Com cerca de dois anos, Flávia passou por um período em que atacava a Daniela com os dentes. Quando se trata de gêmeos, a situação é um pouco mais simples do que quando lidamos com crianças de idades diferentes, em que uma tem muito mais força do que a outra. De qualquer modo, eu não admitia as mordidas, nem qualquer outro tipo de violência entre os irmãos, e falei para a Flá que todas as vezes ela iria levar uma palmada. (Será que a lei da palmada pune fatos passados há mais de 20 anos? Se punir, estou no sal!)
O problema se agravou: ela não ligava a mínima para a palmada e mordia cada vez mais a irmã. Eu procurava uma solução e não conseguia achar. Não gostava de ficar batendo na Flá. Pensei em mandar a Dani morder de volta. Não servia. Apenas reforçaria um comportamento que eu queria banir de minha família.
Um dia, tive uma ideia um tanto bizarra – confesso que sou uma mãe um tanto bizarra. Chamei a Flá e falei, bem séria:
– De hoje em diante, todas as vezes que você morder a Dani, em vez de bater em você, eu vou te morder. Com força.
(Agora vou para a cadeia, com certeza.)
Resolvi o problema. Ela mordeu. Peguei o bracinho dela e deixei a marca dos meus dentes. Foi o último ataque dos dentinhos nervosos dela. Não mordeu mais a irmã e nunca mordeu nenhuma outra criança.

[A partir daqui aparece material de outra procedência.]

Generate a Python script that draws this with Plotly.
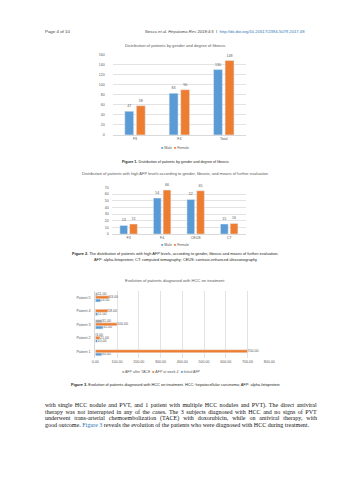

Lembrei-me disso hoje, por causa dos comentários de meu primo Gustavo sobre a mordida do jogador Suárez. Ele comentou como foi vergonhosa a reação não só do jogador, como também de toda a delegação. Ninguém pediu desculpas, não houve mea culpa. Criticaram a postura da FIFA, disseram que as imagens foram montadas. E, assim, passaram a mão na cabeça de um homem que já fez isso em outra ocasião e, cercado por tanta complacência, provavelmente voltará a agir da mesma forma, ou fará coisa pior. Estão dizendo a ele que ele pode tudo, pelo menos dentro da seleção dele.
Será que a mãe dele teria ajudado se o mordesse quando ele era criança e mordia os coleguinhas na escola ou no parquinho?
Temos outra mordida famosa: a de Mike Tyson na orelha de Evander Holyfield. Essa história sabemos como acabou: carreira encerrada, mais tarde prisão por estupro. Ele achava que podia fazer qualquer coisa e se safar.
E eu me lembrei de outro atleta que cometeu um ato feio durante uma copa: Leonardo e a cotovelada, em 1994. Na época, recordo bem que os outros jogadores e o técnico lamentaram o ocorrido, o próprio jogador declarou ter agido no calor do jogo, que havia errado. E o fato é que ele conseguiu prosseguir com sua carreira. Não é perfeito, mas agiu com honradez depois de cometer um erro.
Não conheço a família do Suárez, não sei em que ambiente foi criado, mas uma coisa fica clara em seus atos: não o ensinaram a assumir seus erros, a admitir quando “pisa na bola”, a tentar corrigir suas falhas. Li, também, que ele sofre de alguma doença que o leva a ser impulsivo demais. E conto a esses uma grande novidade que parece não ter chegado a eles: para isso, há tratamento. Tanto com remédios quanto com terapia. Fingir e negar que aconteceu não vai ajudar em nada o moço.
Espero que apareça, na vida dele, alguém que seja doido o suficiente para dar uma mordida nele e levá-lo a pensar dez vezes antes de repetir o erro. Parece difícil, já que todos que se manifestaram na história (pelo menos o que ouvi) passaram a mão na cabeça dele. “Tadinho, a punição foi severa demais.”
Caramba, foi um adulto mordendo outro adulto! Em cachorro a gente coloca focinheira. Poderia ser uma solução…
Mais um ótimo artigo seu. Concordo com vc, se a criação tivesse sido correta não estaria mordendo os outros. Passar a mão na cabeça e dizer que “os outros q são duros de mais” não vai ajudar nada o rapaz. Talvez ter perdido o contrato com o Barcelona, não poder mais jogar na Copa e com quarentena no clube dele seja a “mordida” que ele está precisando?
Com certeza. Se a gente não “morde”, nossos filhos acabarão levando “mordidas” muito mais doloridas em algum momento da vida.